Oscar's Grind looks a promising staking method, but I notice that in the simulation you published the winners came in batches. But what happens if this doesn't happen? What happens if the winners and losers come in sequences like WLWLWLWLWL?
In the simulation only a $2 (even money) dividend was used. What happens when the dividends are less? For example, in the last two years I've had 316 selections for 232 winning bets at an average price of $1.50, which has given me a profit of about 10 per cent.
How should the staking plan be operated in this case?
Where strike rates are in excess of 50 per cent, in most instances the winners will tend to come in batches, while with selections that average less than 50 per cent it tends to be the losers that will occur in batches more often than the batching of the winning selections.
Statistically, with the strike rate (73.4 per cent) that you are achieving, the long-term expectation is that there will be at least one losing run of five in each 1000 bets, but only a one-in-five chance that there will be a losing run of six or longer.

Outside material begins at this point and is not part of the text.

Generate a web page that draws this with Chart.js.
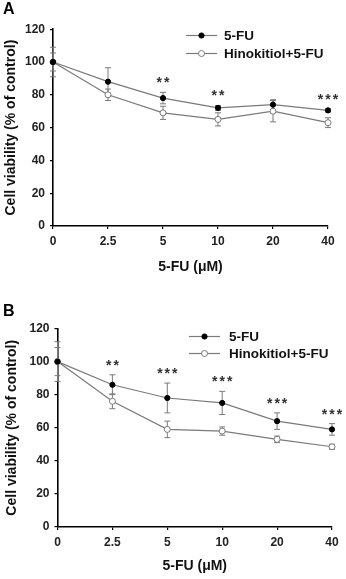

Conversely, if the results that you supplied me with held up for a long time, then in each 1000 selections there should be approximately 105 occurrences of the winners coming in batches of three or more.
In examining the use of Oscar's Grind as a suitable staking plan, I was aware of the fact that to operate at an optimum level, batches of winners would be necessary as any sequences similar to the one you mentioned of W-L-W-L-W-L etc. would not only be very frustrating but be unsuitable for the long-term success of the staking plan.
When operating the plan on selections with an average winning dividend less than $2, then rule 3 needs to be amended to the following:
Rule 3: After a win, the next bet is one unit more than the previous one, so long as the dividend is $2 or more. Where the dividend is less than $1.50, the next bet should be the same size as the previous one, while if the dividend is between $1.50 and $1.95, then the next bet should be increased by the amount of the percentage profit of the base bet, i.e. a winning bet that returned a dividend of $1.60 would mean an increase of $6 (assuming a $10 base bet) on the previous bet. (Note: The other rules remain as previously published.)
I've taken a slice of 26 of your selections, not a particularly good sequence as the strike rate of 57.7 per cent is well below par, showing a loss at level stakes of 8 per cent.
Oscar's Grind manages to turn that around into a profit of just under 4 per cent but this sequence displays the stresses the staking plan can come under when the selections are not performing, as well as demonstrating how the revised rule 3 handles selections that return dividends less than the $2 threshold.